I was floored by the answer. My hope was this book would spark some ideas on how to best revitalize our struggling congregation It assumed community and responsibility. But for this person, this church was a choice among many and if it didn’t work out there was always another church.
So, if we are bad at ecclesiology, then what is the church all about? Again, looking at my congregation, I think the answer is found in the Design of the Christian Church (Disciples of Christ) our Affirmation of Faith.
“In Christ’s name and by his grace we accept our mission of witness and service to all people,” the Design states. Churches exist as witnesses to Jesus and communities of service. Later on, the Design is more specific of what the local church is all about:
Within the whole family of God on earth, the church appears wherever believers in Jesus the Christ are gathered in His name. Transcending all barriers within the human family, the one church manifests itself in ordered communities bound together for worship, fellowship, and service; in varied structures for mission, witness, and mutual accountability; and for the nurture and renewal of its members.
Church is the place where Christians gather together orderly in the name of Jesus. They gather for a reason: to worship God, to serve others both in and outside of the congregation, and for mutual accountability.
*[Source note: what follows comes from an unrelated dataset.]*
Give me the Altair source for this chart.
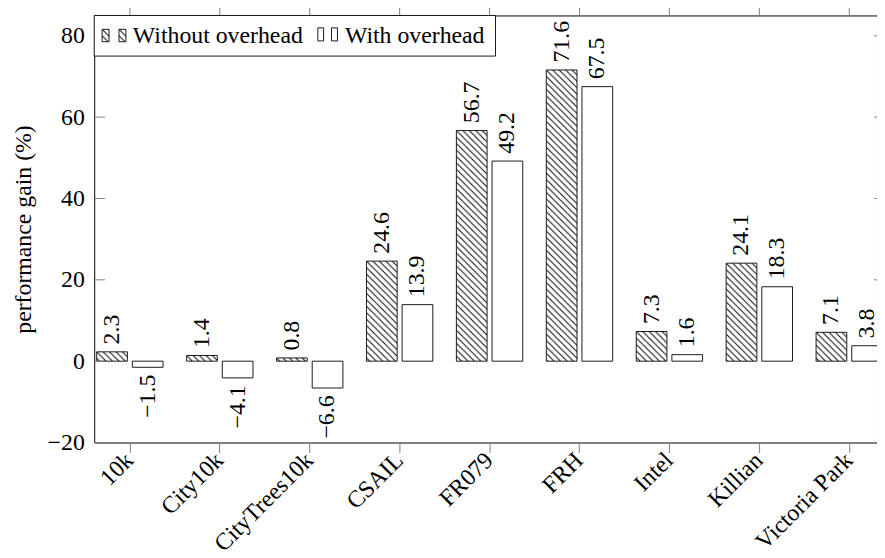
import altair as alt
import pandas as pd
from urllib.parse import quote

# ---------------- data ----------------
categories = ["10k", "City10k", "CityTrees10k", "CSAIL", "FR079", "FRH",
              "Intel", "Killian", "Victoria Park"]
without_overhead = [2.3, 1.4, 0.8, 24.6, 56.7, 71.6, 7.3, 24.1, 7.1]
with_overhead = [-1.5, -4.1, -6.6, 13.9, 49.2, 67.5, 1.6, 18.3, 3.8]
series_names = ["Without overhead", "With overhead"]
y_ticks = [-20, 0, 20, 40, 60, 80]

rows = []
for c, a, b in zip(categories, without_overhead, with_overhead):
    rows.append({"cat": c, "series": series_names[0], "value": a})
    rows.append({"cat": c, "series": series_names[1], "value": b})
df = pd.DataFrame(rows)
tick_df = pd.DataFrame({"value": y_ticks})
cat_df = pd.DataFrame({"cat": categories})
legend_df = pd.DataFrame({"label": series_names})

# ---------------- style ----------------
FONT = "Liberation Serif"
FS = 24
W, H = 790, 431          # visible plot area (the frame continues past the page edge)
FULL_W = 798             # full frame width (right edge is cut by the page)
STEP = 90.75
FIRST = 36
x_range = [FIRST - STEP / 2, FIRST - STEP / 2 + STEP * len(categories)]
TICK_COLOR = "#808080"

hatch_svg = (
    "<svg xmlns='http://www.w3.org/2000/svg' width='100%' height='100%'>"
    "<defs><pattern id='p' width='6.5' height='6.5' patternUnits='userSpaceOnUse'>"
    "<path d='M0,0L6.5,6.5M-1,5.5L1,7.5M5.5,-1L7.5,1' stroke='black' stroke-width='0.95'/>"
    "</pattern></defs><rect width='100%' height='100%' fill='url(#p)'/></svg>"
)
HATCH = "data:image/svg+xml;charset=utf-8," + quote(hatch_svg)

x_enc = alt.X(
    "cat:N", sort=categories, title=None,
    scale=alt.Scale(range=x_range, paddingInner=0, paddingOuter=0),
    axis=alt.Axis(labelAngle=315, labelAlign="right", labelBaseline="middle",
                  tickSize=10, tickColor=TICK_COLOR, tickWidth=1, bandPosition=0.5,
                  labelPadding=4, labelOverlap=False, labelLimit=0, domain=False),
)
xo_enc = alt.XOffset("series:N", sort=series_names,
                     scale=alt.Scale(paddingInner=0.139, paddingOuter=0.33))
y_enc = alt.Y(
    "value:Q", title="performance gain (%)",
    scale=alt.Scale(domain=[-20, 85], nice=False, zero=False),
    axis=alt.Axis(values=y_ticks, ticks=False, labelPadding=10, titlePadding=12,
                  domain=False, grid=False),
)

base = alt.Chart(df)

hatch = base.transform_filter(alt.datum.series == series_names[0]).mark_image(
    aspect=False
).encode(x=x_enc, xOffset=xo_enc, y=y_enc, y2=alt.datum(0), url=alt.value(HATCH))

bars = base.mark_bar(fillOpacity=0, stroke="black", strokeWidth=0.9).encode(
    x=x_enc, xOffset=xo_enc, y=y_enc, y2=alt.datum(0)
)

lab_pos = base.transform_filter(alt.datum.value >= 0).mark_text(
    angle=270, align="left", baseline="middle", dx=7.5, font=FONT, fontSize=FS,
    color="black"
).encode(x=x_enc, xOffset=xo_enc, y=y_enc, text=alt.Text("value:Q", format=".1f"))

lab_neg = base.transform_filter(alt.datum.value < 0).mark_text(
    angle=270, align="right", baseline="middle", dx=-7.5, font=FONT, fontSize=FS,
    color="black"
).encode(x=x_enc, xOffset=xo_enc, y=y_enc, text=alt.Text("value:Q", format=".1f"))

left_ticks = alt.Chart(tick_df).mark_rule(color=TICK_COLOR, strokeWidth=1).encode(
    y=y_enc, x=alt.value(0), x2=alt.value(11)
)
right_ticks = alt.Chart(tick_df).mark_rule(color=TICK_COLOR, strokeWidth=1).encode(
    y=y_enc, x=alt.value(FULL_W - 11), x2=alt.value(FULL_W)
)
top_ticks = alt.Chart(cat_df).mark_rule(color=TICK_COLOR, strokeWidth=1).encode(
    x=x_enc, y=alt.value(-10), y2=alt.value(0)
)

# ---------------- legend ----------------
leg_one = alt.Chart(legend_df.head(1))
legend_box = leg_one.mark_rect(fill="white", stroke="black", strokeWidth=0.9).encode(
    x=alt.value(0), x2=alt.value(405), y=alt.value(0), y2=alt.value(41)
)
sw_h1 = leg_one.mark_image(aspect=False).encode(
    x=alt.value(8), x2=alt.value(15), y=alt.value(14), y2=alt.value(26.5),
    url=alt.value(HATCH))
sw_h2 = leg_one.mark_image(aspect=False).encode(
    x=alt.value(25), x2=alt.value(32), y=alt.value(14), y2=alt.value(26.5),
    url=alt.value(HATCH))
sw_h1b = leg_one.mark_rect(fillOpacity=0, stroke="black", strokeWidth=0.9).encode(
    x=alt.value(8), x2=alt.value(15), y=alt.value(14), y2=alt.value(26.5))
sw_h2b = leg_one.mark_rect(fillOpacity=0, stroke="black", strokeWidth=0.9).encode(
    x=alt.value(25), x2=alt.value(32), y=alt.value(14), y2=alt.value(26.5))
sw_p1 = leg_one.mark_rect(fill="white", stroke="black", strokeWidth=0.9).encode(
    x=alt.value(225.7), x2=alt.value(231.5), y=alt.value(12.5), y2=alt.value(25.7))
sw_p2 = leg_one.mark_rect(fill="white", stroke="black", strokeWidth=0.9).encode(
    x=alt.value(239.5), x2=alt.value(245.5), y=alt.value(12.5), y2=alt.value(25.7))
leg_t1 = alt.Chart(legend_df).transform_filter(
    alt.datum.label == series_names[0]
).mark_text(align="left", baseline="alphabetic", font=FONT, fontSize=FS,
            color="black").encode(text="label:N", x=alt.value(39), y=alt.value(27.5))
leg_t2 = alt.Chart(legend_df).transform_filter(
    alt.datum.label == series_names[1]
).mark_text(align="left", baseline="alphabetic", font=FONT, fontSize=FS,
            color="black").encode(text="label:N", x=alt.value(253), y=alt.value(27.5))

chart = alt.layer(
    hatch, bars, lab_pos, lab_neg, left_ticks, right_ticks, top_ticks,
    legend_box, sw_h1, sw_h2, sw_h1b, sw_h2b, sw_p1, sw_p2, leg_t1, leg_t2
).properties(
    width=W, height=H,
    padding={"left": 87, "top": 5, "right": 0, "bottom": 114},
    autosize=alt.AutoSizeParams(type="none"),
).configure_view(
    stroke="black", strokeWidth=1
).configure_axis(
    labelFont=FONT, titleFont=FONT, labelFontSize=FS, titleFontSize=FS,
    labelColor="black", titleColor="black", titleFontWeight="normal", grid=False
)

chart.save("out.html", embed_options={"renderer": "svg", "actions": False})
For me, this is something I need to remember as my church regathers and hopefully retools for mission. I’m reading Dietrich Bonehoeffer’s Life Together and he states that Jesus had a physical body that met other people with bodies. It’s a reminder that the church is embodied, it isn’t virtual. While I still disagree with her overall assessment, Tish Harrison Warren is correct about the nature of the church as embodied:
Whether or not one attends religious services, people need embodied community. We find it in book clubs or having friends over for dinner. But embodiment is a particularly important part of Christian spirituality and theology. We believe God became flesh, lived in a human body, and remains mysteriously in a human body. Our worship is centered not on simply thinking about certain ideas, but on eating and drinking bread and wine during communion.
I don’t think mainline churches have done a good job of teaching Christians why their local congregation matters. It’s interesting that a century ago, it was the laity that in many cases gathered together to build a church community. These days, we look to pastors to plant churches. The lay member no longer has an active role in starting congregations and may even become skeptics in planting and even maintaining existing churches. Some have even grown to think that they don’t have to come to a place for worship, they can just worship online instead.
This needs to change. I don’t think it’s going to happen in denominational headquarters; they don’t have the imagination at this point to turn things around. It’s going to come from the “Don Quixotes” of the church who have a passion for the local church and how to empower people to be energized followers of Jesus. Whether to those Don Quixotes are willing to organize as they chase those windmills remain to be seen.
I look at this empty room that was once a sanctuary. The church is gone, replanted to start again.
Back in the 1980s, Steve Taylor made a name for himself as a Contemporary Christian New Wave musician. One of his most well-known songs is called “This Disco Used To Be A Cute Cathedral.” He wrote this song based on Limelight, a dance club in New York City. The club happened to be housed in a former Episcopal Church, the Church of the Holy Communion. The building had a holy purpose, but it no longer has that role anymore. The church no longer filled the space.
I totally understand the church isn’t a building. But the church is a place. Is the big C Church working to plant more places where the people of God gather?